Se dovessi fare un paragone però con l’ultimo “Le Streghe di Salem” – e lo farò – pellicola psicologicamente più impegnata, potrei trovarmi a pensare che la strada di Rob Zombie è quella della “Casa dei 1000 Corpi”, di “Devil’s Reject” e, in parte, del primo “Halloween” a sua firma. Non è un’aggravante. Non è un’attenuante.
Musicalmente, canzoni come la title track “House of 1000 Corpses” sono perle, quasi un blues allucinogeno che scivola sui titoli d’inizio tra una composizione di scene dalla color correction lo-fi, fastidiose e esasperate e immagini di reportorio fittizie – nel film vengono riprese anche scene cult da film dell’orrore classici, vedi Nosferatu -.
Oppure “Pussy Liquor”, sempre ad opera del regista, sempre sulla lunghezza d’onda della precedente, ma molto più macabramente sexy, legata all’immaginario ormai leggendario di Sheri Moon Zombie, compagna, musa, attrice e bella figa.
In definitiva, ascoltare l’OST de “La Casa dei 1000 Corpi” è un’esperienza incoraggiante e scoraggiante nel medesimo istante.
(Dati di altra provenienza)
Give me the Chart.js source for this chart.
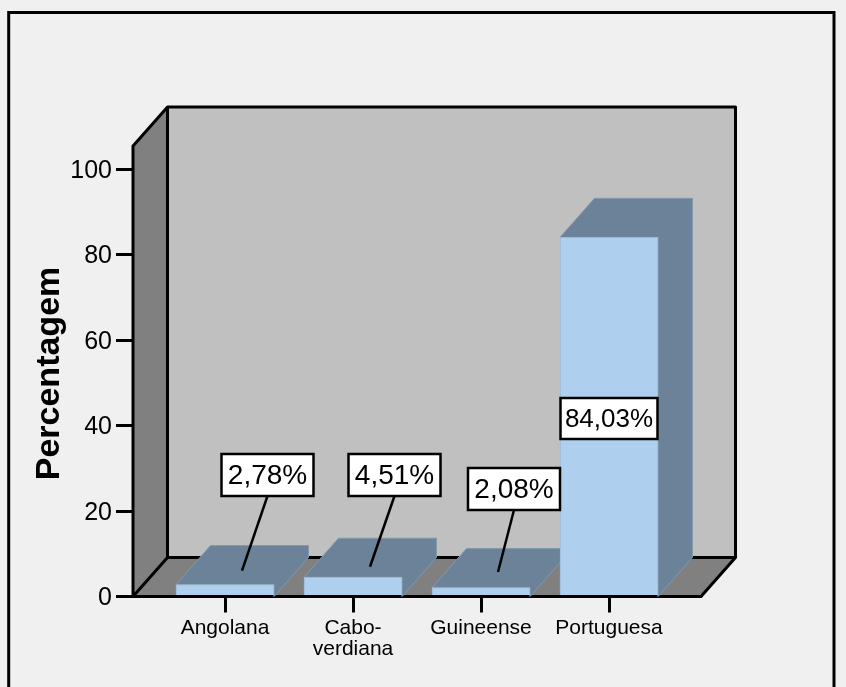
<!DOCTYPE html>
<html>
<head>
<meta charset="utf-8">
<title>Percentagem</title>
<script src="https://cdn.jsdelivr.net/npm/chart.js@4"></script>
<style>
  html, body { margin: 0; padding: 0; background: #f0f0f0; overflow: hidden; }
  canvas { display: block; }
</style>
</head>
<body>
<canvas id="chart" width="846" height="687"></canvas>
<script>
// dados
const categories = ['Angolana', 'Cabo-\nverdiana', 'Guineense', 'Portuguesa'];
const values = [2.78, 4.51, 2.08, 84.03];
const valueLabels = ['2,78%', '4,51%', '2,08%', '84,03%'];
const yTicks = [0, 20, 40, 60, 80, 100];

// caixas das etiquetas: dx a partir do centro da barra, linha ate ao topo da barra
const labelBoxes = [
  { dx: 42.5, y: 454, w: 92, h: 42, size: 28, lineToDx: 17, lineToDy: -14 },
  { dx: 41.5, y: 454, w: 92, h: 42, size: 28, lineToDx: 17, lineToDy: -10.5 },
  { dx: 33, y: 468, w: 92, h: 42, size: 28, lineToDx: 17, lineToDy: -15.6 },
  { dx: 0, y: 398, w: 97, h: 41, size: 26 }
];

const depthX = 34.5, depthY = -39;
const axisFont = '"Liberation Sans", Arial, sans-serif';

function poly(ctx, pts, fill, stroke) {
  ctx.beginPath();
  pts.forEach((p, i) => i ? ctx.lineTo(p[0], p[1]) : ctx.moveTo(p[0], p[1]));
  ctx.closePath();
  if (fill) { ctx.fillStyle = fill; ctx.fill(); }
  if (stroke) { ctx.strokeStyle = stroke; ctx.lineWidth = 1; ctx.stroke(); }
}

// paredes e chao em 3D, mais topo e lado das barras
const box3d = {
  id: 'box3d',
  beforeDatasetsDraw(chart) {
    const { ctx, chartArea: a } = chart;
    const L = a.left, R = a.right, T = a.top, B = a.bottom;
    const bl = L + depthX, br = R + depthX, bt = T + depthY, bb = B + depthY;
    ctx.save();
    poly(ctx, [[bl, bt], [br, bt], [br, bb], [bl, bb]], '#c0c0c0');
    poly(ctx, [[L, T], [bl, bt], [bl, bb], [L, B]], '#808080');
    poly(ctx, [[L, B], [bl, bb], [br, bb], [R, B]], '#808080');
    ctx.strokeStyle = '#000';
    ctx.lineWidth = 3;
    ctx.lineJoin = 'round';
    ctx.beginPath();
    ctx.moveTo(L, B); ctx.lineTo(L, T); ctx.lineTo(bl, bt); ctx.lineTo(br, bt); ctx.lineTo(br, bb);
    ctx.lineTo(R, B); ctx.lineTo(L, B); ctx.lineTo(bl, bb); ctx.lineTo(br, bb);
    ctx.moveTo(bl, bt); ctx.lineTo(bl, bb);
    ctx.stroke();

    // topo e lado com a mesma cor, so o contorno exterior fica mais claro
    const side = '#6b8299', edge = '#8299ae';
    chart.getDatasetMeta(0).data.forEach(bar => {
      const x0 = bar.x - bar.width / 2, x1 = bar.x + bar.width / 2;
      poly(ctx, [
        [x0, bar.y], [x0 + depthX, bar.y + depthY], [x1 + depthX, bar.y + depthY],
        [x1 + depthX, B + depthY], [x1, B], [x1, bar.y]
      ], side, edge);
    });
    ctx.restore();
  },
  afterDatasetsDraw(chart) {
    const { ctx } = chart;
    ctx.save();
    chart.getDatasetMeta(0).data.forEach((bar, i) => {
      const b = labelBoxes[i];
      const cx = bar.x + b.dx;
      if (b.lineToDx) {
        ctx.strokeStyle = '#000';
        ctx.lineWidth = 2.5;
        ctx.beginPath();
        ctx.moveTo(cx, b.y + b.h);
        ctx.lineTo(bar.x + b.lineToDx, bar.y + b.lineToDy);
        ctx.stroke();
      }
      ctx.fillStyle = '#fff';
      ctx.strokeStyle = '#000';
      ctx.lineWidth = 2.5;
      ctx.fillRect(cx - b.w / 2, b.y, b.w, b.h);
      ctx.strokeRect(cx - b.w / 2, b.y, b.w, b.h);
      ctx.fillStyle = '#000';
      ctx.font = b.size + 'px ' + axisFont;
      ctx.textAlign = 'center';
      ctx.textBaseline = 'middle';
      ctx.fillText(valueLabels[i], cx, b.y + b.h / 2 + 1);
    });
    // moldura exterior
    ctx.strokeStyle = '#000';
    ctx.lineWidth = 3;
    ctx.beginPath();
    ctx.moveTo(8.7, 690); ctx.lineTo(8.7, 12.5); ctx.lineTo(834, 12.5); ctx.lineTo(834, 690);
    ctx.stroke();
    // titulo do eixo
    ctx.translate(58.7, 373.5);
    ctx.rotate(-Math.PI / 2);
    ctx.font = 'bold 34px ' + axisFont;
    ctx.textAlign = 'center';
    ctx.textBaseline = 'alphabetic';
    ctx.fillStyle = '#000';
    ctx.fillText('Percentagem', 0, 0);
    ctx.restore();
  }
};

new Chart(document.getElementById('chart'), {
  type: 'bar',
  data: {
    datasets: [{
      data: values.map((v, i) => ({ x: i, y: v })),
      backgroundColor: '#aed0ee',
      borderColor: '#9bb8d4',
      borderWidth: 1,
      barThickness: 98
    }]
  },
  options: {
    responsive: false,
    animation: false,
    layout: { padding: { top: 146, right: 145 } },
    plugins: { legend: { display: false }, tooltip: { enabled: false } },
    scales: {
      x: {
        type: 'linear',
        offset: false,
        min: -0.71875,
        max: 3.71875,
        afterFit(scale) { scale.height = 90.5; },
        afterBuildTicks(scale) { scale.ticks = categories.map((c, i) => ({ value: i })); },
        border: { display: false },
        grid: { offset: false, drawOnChartArea: false, drawTicks: true, tickLength: 16, color: '#000', lineWidth: 3 },
        ticks: {
          autoSkip: false,
          maxRotation: 0,
          padding: 5,
          color: '#000',
          font: { family: axisFont, size: 21, lineHeight: 1.0 },
          callback: v => categories[v].split('\n')
        }
      },
      y: {
        min: 0,
        max: 105.4,
        afterFit(scale) { scale.width = 133; },
        afterBuildTicks(scale) { scale.ticks = yTicks.map(v => ({ value: v })); },
        border: { display: false },
        grid: { drawOnChartArea: false, drawTicks: true, tickLength: 17, color: '#000', lineWidth: 3 },
        ticks: {
          padding: 4,
          labelOffset: 2,
          color: '#000',
          font: { family: axisFont, size: 25 }
        }
      }
    }
  },
  plugins: [box3d]
});
</script>
</body>
</html>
E’ il cercare la semplicità nella complessità di un film azzardato e alla fine riuscito. Questo è.
We like to get fucked up, and do fucked up shit.
“Le persone vanno vengono, ma quanti hanno il coraggio di fermarsi per guardare il basso ventre della bestia, e allora ci penso io a colmare il vuoto. Spero che vi piaccia quello che vedete! Spero proprio che vi piaccia quello che vedete”.